Increasing takeaway capacity, reduced debt, creating profit from byproducts, 20% growth rate
As the oil and gas industry dives into 2016, energy executives and investors alike are hoping the new year can distance itself from the bull market of 2015. Despite the 14 (going on 15) month commodity price downturn, some companies have positioned themselves for capturing the inevitable rebound through advantageous acquisitions, reliable takeaway capacity, attractive hedges and low-cost production. Or a combination of factors.
Range Resources Corporation is a low-cost producer focused on the Marcellus/Utica in the northeast United States. Range and its Chief Executive Officer, Jeff Ventura, are generally regarded as the founders of the Marcellus Shale play and used their early entry and expertise in the region to fuel America’s natural gas revolution. Many other Appalachia players have entered the fold since RRC’s discovery, but the Fort Worth-based company remains a key figure in the U.S.’s largest gas field.
Below are some of the strengths of Range Resources Corporation:
- A track record of being a low cost producer. Analysis from Wood Mackenzie reveals RRC has both the highest net risked resource and lowest breakeven price when considering only the Marcellus region.

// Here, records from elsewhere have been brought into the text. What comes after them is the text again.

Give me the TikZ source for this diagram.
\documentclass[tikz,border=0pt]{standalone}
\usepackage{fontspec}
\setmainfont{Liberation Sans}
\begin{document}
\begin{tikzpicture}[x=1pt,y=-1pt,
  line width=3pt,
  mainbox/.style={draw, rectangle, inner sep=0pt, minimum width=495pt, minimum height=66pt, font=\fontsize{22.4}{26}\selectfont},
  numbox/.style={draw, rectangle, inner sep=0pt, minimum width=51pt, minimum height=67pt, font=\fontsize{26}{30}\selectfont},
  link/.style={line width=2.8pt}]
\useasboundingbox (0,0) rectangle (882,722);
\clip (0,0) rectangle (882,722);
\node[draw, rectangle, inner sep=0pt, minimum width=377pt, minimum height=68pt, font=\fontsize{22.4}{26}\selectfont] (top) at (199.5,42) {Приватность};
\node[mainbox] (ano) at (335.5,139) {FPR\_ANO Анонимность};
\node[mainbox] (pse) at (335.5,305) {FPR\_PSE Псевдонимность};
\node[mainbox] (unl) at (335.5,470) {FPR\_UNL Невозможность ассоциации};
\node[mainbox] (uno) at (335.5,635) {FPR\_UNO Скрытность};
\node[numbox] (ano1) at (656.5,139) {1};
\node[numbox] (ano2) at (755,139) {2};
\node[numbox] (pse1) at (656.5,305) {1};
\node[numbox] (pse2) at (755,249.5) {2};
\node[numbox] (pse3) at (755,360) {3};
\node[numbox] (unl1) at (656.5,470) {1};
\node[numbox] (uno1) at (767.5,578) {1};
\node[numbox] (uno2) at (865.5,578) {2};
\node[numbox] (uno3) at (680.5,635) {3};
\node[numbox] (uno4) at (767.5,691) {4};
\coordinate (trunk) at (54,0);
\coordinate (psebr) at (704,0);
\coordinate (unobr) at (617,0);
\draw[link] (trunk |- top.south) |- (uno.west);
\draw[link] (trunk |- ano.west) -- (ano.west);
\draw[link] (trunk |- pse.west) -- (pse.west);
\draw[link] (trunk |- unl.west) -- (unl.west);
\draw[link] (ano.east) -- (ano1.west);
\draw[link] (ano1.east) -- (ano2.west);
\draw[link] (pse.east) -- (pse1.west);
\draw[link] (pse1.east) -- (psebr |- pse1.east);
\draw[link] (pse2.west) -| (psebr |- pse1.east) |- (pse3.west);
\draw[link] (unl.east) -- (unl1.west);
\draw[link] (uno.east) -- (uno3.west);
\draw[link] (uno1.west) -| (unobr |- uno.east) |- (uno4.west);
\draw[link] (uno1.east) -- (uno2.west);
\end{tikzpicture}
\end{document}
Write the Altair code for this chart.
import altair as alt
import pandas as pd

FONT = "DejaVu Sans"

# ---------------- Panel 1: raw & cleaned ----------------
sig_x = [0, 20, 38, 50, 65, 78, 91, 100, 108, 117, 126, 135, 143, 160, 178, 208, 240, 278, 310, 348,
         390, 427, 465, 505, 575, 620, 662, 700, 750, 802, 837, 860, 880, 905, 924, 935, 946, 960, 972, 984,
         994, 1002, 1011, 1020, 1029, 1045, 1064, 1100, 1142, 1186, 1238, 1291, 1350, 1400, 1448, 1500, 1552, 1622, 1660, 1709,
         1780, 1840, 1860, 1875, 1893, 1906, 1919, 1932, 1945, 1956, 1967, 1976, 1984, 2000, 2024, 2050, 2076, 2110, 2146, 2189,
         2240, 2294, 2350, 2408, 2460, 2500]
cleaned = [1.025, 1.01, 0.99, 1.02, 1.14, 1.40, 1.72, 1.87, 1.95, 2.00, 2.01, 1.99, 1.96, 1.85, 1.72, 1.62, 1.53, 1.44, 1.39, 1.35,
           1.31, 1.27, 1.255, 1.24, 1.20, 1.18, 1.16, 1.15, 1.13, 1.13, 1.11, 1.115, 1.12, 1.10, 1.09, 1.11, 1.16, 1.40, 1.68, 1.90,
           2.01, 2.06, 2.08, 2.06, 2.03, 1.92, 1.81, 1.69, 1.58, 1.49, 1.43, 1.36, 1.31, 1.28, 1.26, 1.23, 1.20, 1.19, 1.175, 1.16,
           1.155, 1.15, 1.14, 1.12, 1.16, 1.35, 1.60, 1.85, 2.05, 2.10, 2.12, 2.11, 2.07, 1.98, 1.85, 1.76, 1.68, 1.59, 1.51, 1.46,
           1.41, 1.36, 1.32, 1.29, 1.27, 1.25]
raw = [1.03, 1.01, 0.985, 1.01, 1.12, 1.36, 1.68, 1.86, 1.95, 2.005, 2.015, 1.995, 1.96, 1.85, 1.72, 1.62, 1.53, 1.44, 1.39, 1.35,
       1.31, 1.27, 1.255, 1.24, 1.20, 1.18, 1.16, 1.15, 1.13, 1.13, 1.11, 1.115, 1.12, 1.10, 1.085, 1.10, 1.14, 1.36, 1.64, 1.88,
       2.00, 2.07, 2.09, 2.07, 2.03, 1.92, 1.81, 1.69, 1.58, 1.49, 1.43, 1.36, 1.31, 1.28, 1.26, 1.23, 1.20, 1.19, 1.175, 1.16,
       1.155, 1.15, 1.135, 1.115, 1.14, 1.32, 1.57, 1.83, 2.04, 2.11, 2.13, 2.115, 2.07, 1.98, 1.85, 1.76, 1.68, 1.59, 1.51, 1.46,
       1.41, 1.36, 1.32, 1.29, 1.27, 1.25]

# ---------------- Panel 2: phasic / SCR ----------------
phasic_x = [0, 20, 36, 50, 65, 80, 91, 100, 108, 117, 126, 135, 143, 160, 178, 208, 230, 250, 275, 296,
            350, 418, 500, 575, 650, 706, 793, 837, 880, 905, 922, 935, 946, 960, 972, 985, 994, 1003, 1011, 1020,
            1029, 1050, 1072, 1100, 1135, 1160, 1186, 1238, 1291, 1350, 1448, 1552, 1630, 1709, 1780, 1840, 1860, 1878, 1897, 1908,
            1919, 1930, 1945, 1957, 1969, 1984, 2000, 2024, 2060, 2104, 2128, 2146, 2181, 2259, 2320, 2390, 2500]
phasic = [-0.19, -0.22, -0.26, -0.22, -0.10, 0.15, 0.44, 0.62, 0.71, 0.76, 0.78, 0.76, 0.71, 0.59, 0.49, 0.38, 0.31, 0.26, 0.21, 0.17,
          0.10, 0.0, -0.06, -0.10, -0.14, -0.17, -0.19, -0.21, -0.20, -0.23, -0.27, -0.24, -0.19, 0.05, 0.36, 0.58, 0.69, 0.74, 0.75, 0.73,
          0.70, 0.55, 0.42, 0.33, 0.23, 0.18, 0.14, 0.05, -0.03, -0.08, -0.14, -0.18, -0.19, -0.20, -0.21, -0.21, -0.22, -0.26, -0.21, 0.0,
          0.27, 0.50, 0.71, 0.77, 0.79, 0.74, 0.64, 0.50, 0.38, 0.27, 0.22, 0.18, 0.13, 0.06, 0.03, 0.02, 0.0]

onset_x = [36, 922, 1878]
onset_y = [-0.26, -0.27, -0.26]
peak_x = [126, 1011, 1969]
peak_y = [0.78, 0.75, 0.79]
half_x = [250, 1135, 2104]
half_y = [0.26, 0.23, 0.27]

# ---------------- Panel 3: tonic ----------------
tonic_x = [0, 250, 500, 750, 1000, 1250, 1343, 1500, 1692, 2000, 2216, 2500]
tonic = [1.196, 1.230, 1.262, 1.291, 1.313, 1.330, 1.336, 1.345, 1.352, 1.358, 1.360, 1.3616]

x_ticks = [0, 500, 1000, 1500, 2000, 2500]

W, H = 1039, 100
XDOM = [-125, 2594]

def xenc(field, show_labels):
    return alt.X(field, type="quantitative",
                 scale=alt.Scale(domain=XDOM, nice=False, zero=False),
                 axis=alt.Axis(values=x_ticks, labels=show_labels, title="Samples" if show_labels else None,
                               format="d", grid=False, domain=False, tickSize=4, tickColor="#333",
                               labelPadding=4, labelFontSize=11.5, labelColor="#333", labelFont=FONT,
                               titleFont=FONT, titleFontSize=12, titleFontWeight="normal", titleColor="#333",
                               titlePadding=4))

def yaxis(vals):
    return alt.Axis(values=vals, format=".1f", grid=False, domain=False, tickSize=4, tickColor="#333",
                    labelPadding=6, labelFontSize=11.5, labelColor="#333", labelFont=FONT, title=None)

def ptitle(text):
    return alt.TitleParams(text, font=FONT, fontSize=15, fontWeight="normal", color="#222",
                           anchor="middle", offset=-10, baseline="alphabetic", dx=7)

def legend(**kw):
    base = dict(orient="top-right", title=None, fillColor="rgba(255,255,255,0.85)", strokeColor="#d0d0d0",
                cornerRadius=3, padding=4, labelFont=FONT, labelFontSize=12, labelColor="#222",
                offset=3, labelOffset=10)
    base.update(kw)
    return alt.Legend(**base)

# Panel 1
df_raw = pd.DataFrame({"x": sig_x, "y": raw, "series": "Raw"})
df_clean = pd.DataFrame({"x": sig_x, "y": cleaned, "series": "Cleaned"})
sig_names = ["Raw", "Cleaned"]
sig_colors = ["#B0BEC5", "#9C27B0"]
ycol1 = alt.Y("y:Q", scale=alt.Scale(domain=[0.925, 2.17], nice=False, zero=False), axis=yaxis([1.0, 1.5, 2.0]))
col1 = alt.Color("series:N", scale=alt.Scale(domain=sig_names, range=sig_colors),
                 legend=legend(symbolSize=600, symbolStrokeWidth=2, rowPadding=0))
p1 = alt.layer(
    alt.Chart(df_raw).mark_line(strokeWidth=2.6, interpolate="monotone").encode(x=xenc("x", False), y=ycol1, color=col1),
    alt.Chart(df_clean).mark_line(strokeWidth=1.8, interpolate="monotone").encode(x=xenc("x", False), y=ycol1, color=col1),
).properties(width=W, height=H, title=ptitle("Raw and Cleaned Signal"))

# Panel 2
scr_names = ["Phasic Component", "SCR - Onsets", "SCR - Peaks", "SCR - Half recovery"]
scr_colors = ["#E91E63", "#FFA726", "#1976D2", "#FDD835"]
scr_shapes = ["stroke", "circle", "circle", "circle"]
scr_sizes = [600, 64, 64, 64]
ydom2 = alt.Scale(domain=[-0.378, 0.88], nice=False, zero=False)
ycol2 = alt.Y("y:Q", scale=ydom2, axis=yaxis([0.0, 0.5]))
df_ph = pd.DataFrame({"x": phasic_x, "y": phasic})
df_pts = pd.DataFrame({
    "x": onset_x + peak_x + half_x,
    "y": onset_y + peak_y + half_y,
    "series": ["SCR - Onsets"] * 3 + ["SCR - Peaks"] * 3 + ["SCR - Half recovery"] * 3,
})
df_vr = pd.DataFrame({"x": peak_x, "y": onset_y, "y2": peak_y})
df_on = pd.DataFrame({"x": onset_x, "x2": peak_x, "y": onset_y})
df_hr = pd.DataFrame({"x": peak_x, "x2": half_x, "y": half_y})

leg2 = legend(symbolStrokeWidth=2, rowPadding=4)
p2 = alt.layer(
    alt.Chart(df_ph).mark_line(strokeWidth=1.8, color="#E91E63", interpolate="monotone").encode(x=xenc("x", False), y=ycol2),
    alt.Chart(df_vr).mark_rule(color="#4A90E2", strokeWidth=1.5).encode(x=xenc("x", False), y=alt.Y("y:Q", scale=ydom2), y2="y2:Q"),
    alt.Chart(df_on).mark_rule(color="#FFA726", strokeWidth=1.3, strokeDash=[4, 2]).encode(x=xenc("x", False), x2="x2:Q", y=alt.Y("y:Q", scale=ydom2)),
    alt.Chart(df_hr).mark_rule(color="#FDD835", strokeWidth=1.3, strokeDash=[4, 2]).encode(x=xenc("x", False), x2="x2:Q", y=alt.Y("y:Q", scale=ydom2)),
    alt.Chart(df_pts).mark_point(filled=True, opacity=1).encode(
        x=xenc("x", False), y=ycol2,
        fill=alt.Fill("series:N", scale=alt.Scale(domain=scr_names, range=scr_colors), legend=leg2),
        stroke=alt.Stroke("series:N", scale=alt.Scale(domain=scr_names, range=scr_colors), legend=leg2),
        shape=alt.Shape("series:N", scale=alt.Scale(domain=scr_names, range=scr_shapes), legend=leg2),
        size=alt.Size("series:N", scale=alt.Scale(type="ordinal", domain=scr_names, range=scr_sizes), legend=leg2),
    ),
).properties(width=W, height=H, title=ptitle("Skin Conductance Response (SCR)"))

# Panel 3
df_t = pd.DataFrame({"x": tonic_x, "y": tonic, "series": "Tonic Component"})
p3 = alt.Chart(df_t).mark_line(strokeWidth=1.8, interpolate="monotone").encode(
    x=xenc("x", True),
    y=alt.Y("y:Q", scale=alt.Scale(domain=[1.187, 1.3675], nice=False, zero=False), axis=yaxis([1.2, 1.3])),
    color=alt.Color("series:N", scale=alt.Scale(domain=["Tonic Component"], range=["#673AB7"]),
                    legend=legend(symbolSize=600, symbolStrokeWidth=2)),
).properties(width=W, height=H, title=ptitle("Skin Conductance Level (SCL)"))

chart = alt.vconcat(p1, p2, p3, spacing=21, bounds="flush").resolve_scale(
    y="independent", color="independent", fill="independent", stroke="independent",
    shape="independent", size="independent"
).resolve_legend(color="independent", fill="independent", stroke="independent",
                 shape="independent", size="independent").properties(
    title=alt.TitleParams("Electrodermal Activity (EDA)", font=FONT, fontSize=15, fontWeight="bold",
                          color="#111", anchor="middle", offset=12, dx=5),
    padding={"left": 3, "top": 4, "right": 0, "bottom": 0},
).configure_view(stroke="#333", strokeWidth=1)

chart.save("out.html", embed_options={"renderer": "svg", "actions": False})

- The company ranks 5th out of 88 companies based on three-year finding and development costs, according to information from EnerCom’s E&P Weekly Benchmarking Report. Even though Range is one of the most tenured companies in the Marcellus, there is still room for improvement. In the company’s Q3’15 conference call, management said it completed a five-well pad in Southwest Pennsylvania at 45% less cost per foot compared to 2014. Laterals are expected to average nearly 7,000 feet in 2016.
- Consistency: Ventura explained it best in a recent conference call: “For over a decade, the Range team has grown production at almost a 20% compound annual growth rate despite periods of declining prices and high service costs.”
- Efficiency: Range maintained its 20% growth rate despite a 2015 capital budget that was revised to be roughly one-third below its initial guidance.
- Turning byproducts into benefits: Range has created its own marketing agreements and contracts based on generally unwanted byproducts (like ethane).
- Incoming capacity options: the commissioning of the Mariner East pipeline will increase RRC’s ethane and propane takeaway by 20 MBOPD apiece, and is part of a 15-year contract. The new pipeline will “give [RRC] a lot of optionality to work around seasonality demand,” said Chad Stephens, Senior Vice President of Range. The Mariner East, along with two more incoming pipelines, is projected to increase the company’s annual net cash flow by $90 million.
The company made a significant divestiture to close the year, selling non-core assets in Virginia for $876 million to bolster its balance sheet. Range is also marketing its STACK acreage in Oklahoma – an asset valued at roughly $300 million by sell-side analyst firms. Following the Virginia asset sale, Range reduced its debt level by approximately 24% and its earliest debt maturity does not occur until 2021. The company had more than $1.7 billion in liquidity upon completion of the sale. For 2016, Range expects to establish a budget near estimated annual cash flow, not including the upside from potential asset sales.
Management believes its track record of growth will continue into the current year as well as into 2017, supported by a busy Q1’16. “The first quarter is going to be big,” said Ray Walker, Chief Operating Officer. I think you’re going to see us add a couple more frac crews in the first quarter and probably pick up a rig – all of those things we do every year when we start out a brand new budget.”